Real estate agents at AKG Christie’s International Real Estate have been “bombarded with calls” from journalists and others since the house was put on the market, Adamo said.
Much of the interest so far has come from potential buyers interested in the house as an investment property, Adamo said. The house has previously brought in as much as $1.4m in income in a single year in rental and production fees, he said.
So far, there has been more interest from potential American buyers than from international customers, Adamo said, since Americans have a better understanding of the cultural appeal of Joshua Tree’s remote desert landscape, while international buyers are more interested in properties closer to the bright lights of Los Angeles, a two to three hour drive from Joshua Tree.
Chris Hanley, known for producing films like the Virgin Suicides, American Psycho, and Spring Breakers, has described the “Invisible House” as part art project, part residence, which was inspired in part by a monolith in 2001: A Space Odyssey and by his old friend, Andy Warhol.
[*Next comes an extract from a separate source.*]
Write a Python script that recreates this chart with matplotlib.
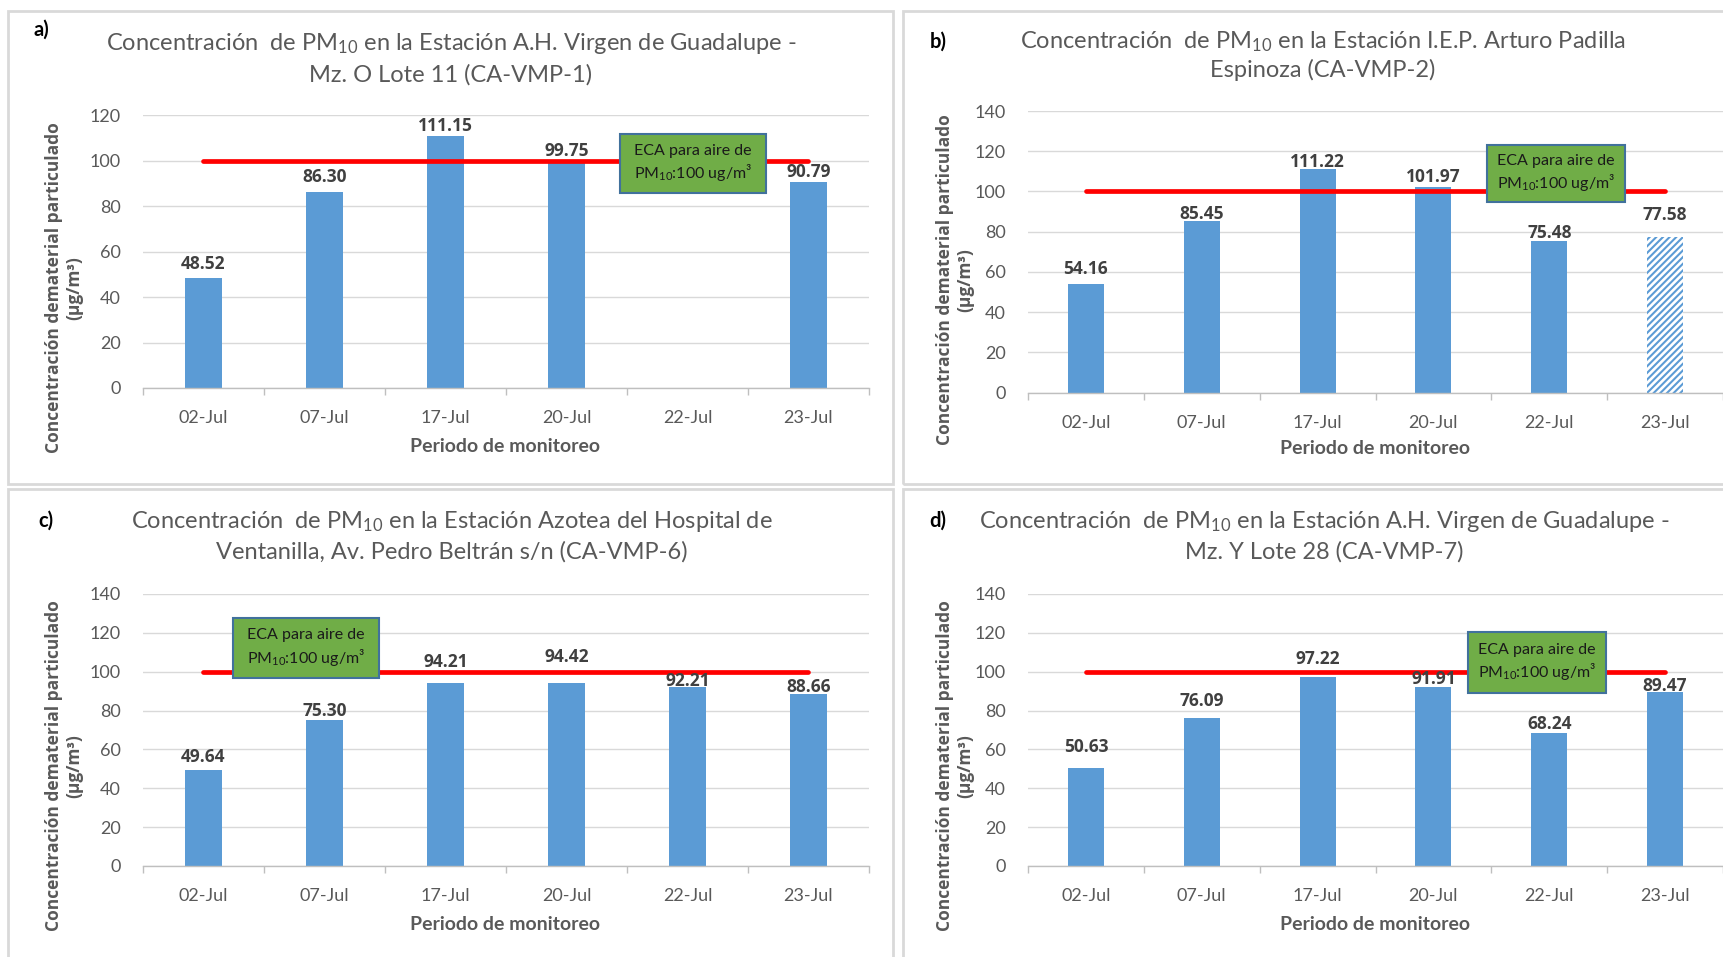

Just buying the glass for the house’s construction cost nearly $700,000, he told the Wall Street Journal. Hanley did not immediately respond to a request for comment on the property.
“It’s so close with nature and so integrated with the rock formations and everything in the desert. That’s probably the most exciting and appealing aspect,” Adamo said.
One of Adamo’s favorite aspects of the house is that “the sun literally goes from sunrise to sunset in the [master] bedroom. You could stay there all day and see the house light up in different ways from the angle of the sun and the stars”.